Washington University Continuing & Professional Studies (CAPS) English Language Programs (ELP) Director Katie Brown has a desk in January Hall, but her job frequently takes her out of the office to several locations across WashU’s campus and throughout the St. Louis community.
The ELP program, initially designed to help strengthen and advance the English language capacities of WashU students who speak English as an additional language, has expanded in recent years to provide services on multiple campuses and throughout the greater St. Louis region.
Today the program provides English language services to contract workers at WashU and refugees living in the region. The program also helps WashU students – from undergraduates to postdocs – improve their speaking and presentation skills through partnerships with organizations like The Graduate Center and the Office of Postdoctoral Affairs. Those partnerships include the Summer ExCELS Program for Graduate Students which is designed to help participants develop skills to present and pitch their research to diverse audiences.
That is where Dean Sean Armstrong found Brown in early June for his second Dean’s Day at Your Desk. The quarterly event gives the dean a chance to shadow front-line staff and instructors to learn more about their programs, needs and focus. Joining graduate students during their research presentation gave Armstrong a deeper understanding of the importance of ELP for students and he witnessed the strong sense of community the exercise produced.
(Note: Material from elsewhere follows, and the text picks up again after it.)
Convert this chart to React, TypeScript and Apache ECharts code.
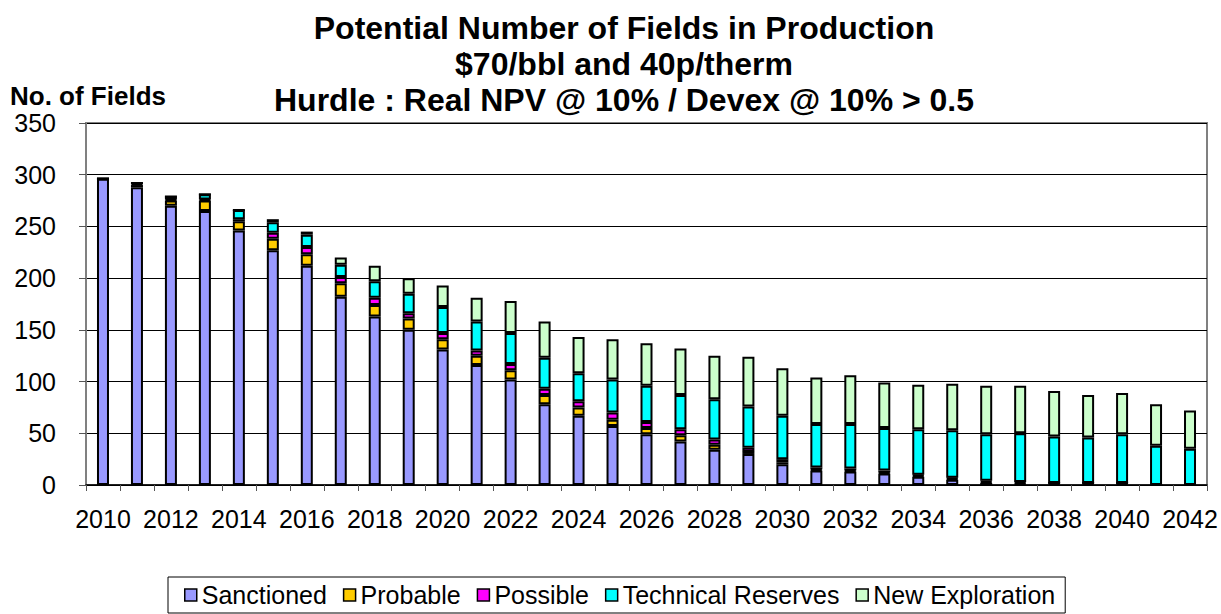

When Armstrong joined Brown, she was working with Liz Wolfson, media specialist for the Program in Public Scholarship, to lead students through the first day of the ExCELS Program. The program, spread over three weeks in June, consists of two full days of training and workshopping followed by a final presentation session where students present their research in a five-minute thesis format before a panel of judges. Brown used the opportunity to guide students through the science and history of storytelling, highlighting how brain mapping has revealed the power of storytelling and how the basic story structure of rising action, climax and resolution has not changed since Roman times.
“It is a pattern of creating a compelling speech that, if you follow it, will earn you not just an audience, but a readership that will want to follow up on the details of your work,” she told the students, adding how important it was to pair a storytelling arch with a clear call to action.
Brown said ELP’s participation in events like the ExCELS Program was important because it gives her a chance to share what ELP offers to a broader group of students at WashU.
“It allows us to get in front of graduate students that may have not taken classes with ELP before and to exposure to what it is that we do,” she said. “We’re helping graduate students at WashU develop skills that they can use while they’re grad students in preparing to attend conferences, job talks or interviewing. We are helping them with post-study employability.
Armstrong said that even though his day at Brown’s “desk” only revealed a small part of what she and the CAPS English Language Programs do, it still provided a valuable glimpse of the impact the program had in the broader WashU community.
“I appreciate that the University values what ELP has to offer,” he said. “There are also professionals across campus who would find the program beneficial to their own role or for members of their team. Improving communication among our colleagues enhances equity.”